The New York Daily News reported yesterday that Thomas Decker, field office director for the U.S. Immigration and Customs Enforcement (ICE) removal operations accused the NY Police Department of ignoring a federal request to turn over Khan, who was busted in November for assaulting his father, and charged that this left the man free to kill Fuentes six weeks later.

“Clearly the politicians care more about criminal illegal aliens than the citizens they are elected to serve and protect,” Decker was quoted as saying. “It was a deadly choice to release a man on an active ICE detainer back on the streets, and now he faces new charges, including murder,” he added.

The Daily News report said that the NYPD and City Hall fired back in tandem at the allegations and blasted the federal immigration officials for using the tragedy to trumpet their immigration agenda.

The newspaper reported that the police first issued a statement refuting ICE’s version of what happened, insisting the department was never notified about any detainer in this case. A City Hall source echoed the police account, adding that the city’s standard for turning over suspects was conviction rather than just allegations.

“We mourn with the family of Ms Fuentes,” said mayoral spokeswoman Olivia Lapeyrolerie. “If Mr Khan is convicted, the city will cooperate with federal officials in accordance with local law. It is shameful that the Trump Administration is politicising this tragedy.”

The Daily News report said that Khan remains jailed on Rikers Island. Fuentes was strangled and found on the sidewalk at Liberty Avenue and 127th Street in Richmond Hill, just a block from her home, around midnight last week Monday. The elderly Queens resident was scavenging for returnable bottles and cans to collect a few extra dollars at the time, the Daily News reported.

The report said that ICE officials indicated that they targeted Khan following the Nov. 27 attack on his dad with a broken coffee cup, only to get the cold shoulder in their effort to deport the suspect because of the city’s sanctuary policies. Khan was arraigned on charges of assault and criminal possession of a weapon and released after cutting his dad in the chest and arm with the mug.

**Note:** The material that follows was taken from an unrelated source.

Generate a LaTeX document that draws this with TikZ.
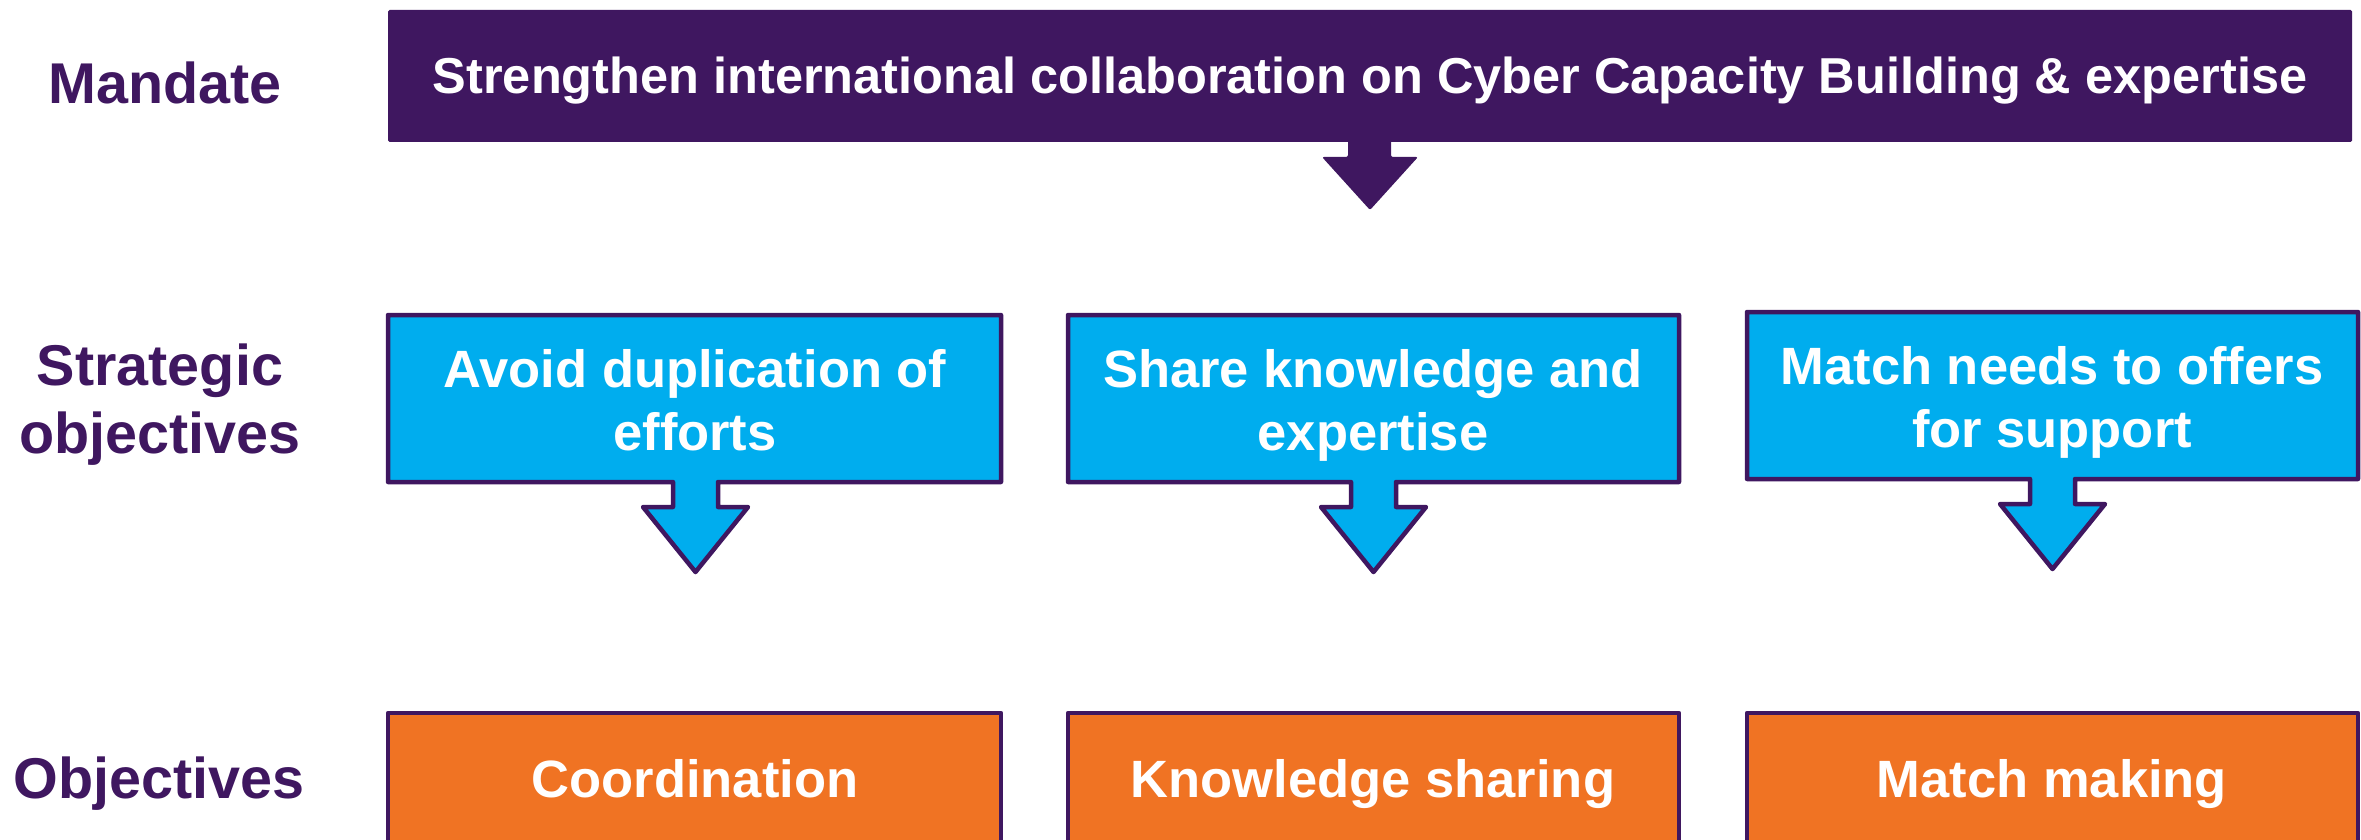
\documentclass[tikz,border=0pt]{standalone}
\usepackage{fontspec}
\setmainfont{Liberation Sans}
\definecolor{cpurple}{HTML}{3F1760}
\definecolor{cblue}{HTML}{00ADEE}
\definecolor{corange}{HTML}{F07323}
\newcommand\mycallout[5]{%
  \draw[callout] (#1,#2) -- (#3,#2) -- (#3,#4) -- ({#5+22.5},#4) -- ({#5+22.5},{#4+25})
    -- ({#5+52.5},{#4+25}) -- (#5,{#4+90}) -- ({#5-52.5},{#4+25}) -- ({#5-22.5},{#4+25})
    -- ({#5-22.5},#4) -- (#1,#4) -- cycle;}
\begin{document}
\begin{tikzpicture}[x=1pt,y=-1pt,
  lbl/.style={text=cpurple,font=\fontsize{57.5}{68}\selectfont\bfseries,align=center},
  boxtxt/.style={text=white,font=\fontsize{52.5}{63}\selectfont\bfseries,align=center},
  toptxt/.style={text=white,font=\fontsize{50.5}{60}\selectfont\bfseries,align=center},
  callout/.style={fill=cblue,draw=cpurple,line width=4.5pt,line join=round},
  objbox/.style={fill=corange,draw=cpurple,line width=4.5pt,line join=round}]
\useasboundingbox (0,0) rectangle (2361,840);
\begin{scope}
\clip (0,0) rectangle (2361,840);
% mandate box and arrow
\fill[cpurple, rounded corners=1.5pt] (388,10) rectangle (2352,142);
\fill[cpurple, rounded corners=2pt] (1348,135) -- (1391,135) -- (1391,157) -- (1418,157)
  -- (1370,210) -- (1322,157) -- (1348,157) -- cycle;
\node[toptxt] (mand) at (1370,81) {Strengthen international collaboration on Cyber Capacity Building \& expertise};
% strategic objectives
\mycallout{388}{315}{1001}{482}{695.5}
\mycallout{1068}{315}{1679}{482}{1373.5}
\mycallout{1747}{312}{2358}{479}{2052.5}
\node[boxtxt] (s1) at (695,400) {Avoid duplication of\\efforts};
\node[boxtxt] (s2) at (1373,405) {Share knowledge and\\expertise};
\node[boxtxt] (s3) at (2052,402) {Match needs to offers\\for support};
% objectives
\draw[objbox] (388,713) rectangle (1001,880);
\draw[objbox] (1068,713) rectangle (1679,880);
\draw[objbox] (1747,713) rectangle (2358,880);
\node[boxtxt,anchor=base] (o1) at (695,797) {Coordination};
\node[boxtxt,anchor=base] (o2) at (1373,797) {Knowledge sharing};
\node[boxtxt,anchor=base] (o3) at (2052,797) {Match making};
% row labels
\node[lbl] (lm) at (165,83) {Mandate};
\node[lbl] (ls) at (160,405) {Strategic\\objectives};
\node[lbl] (lo) at (159,784) {Objectives};
\end{scope}
\end{tikzpicture}
\end{document}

Six weeks later, he was on the Queens streets at the same time that Fuentes was walking through Richmond Hill shortly after midnight on Jan. 6. His brother called police to identify Reeaz as the suspect after a video of the horrifying incident was released by police, the newspaper reported.

The sobbing, sniffling suspect denied any part in the elderly woman’s death during an exclusive Rikers Island interview with the Daily News.

The newspaper reported that Decker said his agency filed a second detainer Monday with the NYPD in hopes of taking Khan into custody following the murder arrest, adding that the suspect was an “unlawfully present Guyanese national.”

Decker further criticised the city’s policy. New York’s sanctuary status “repeatedly protects criminal aliens who show little regard for the laws of this nation,” he said.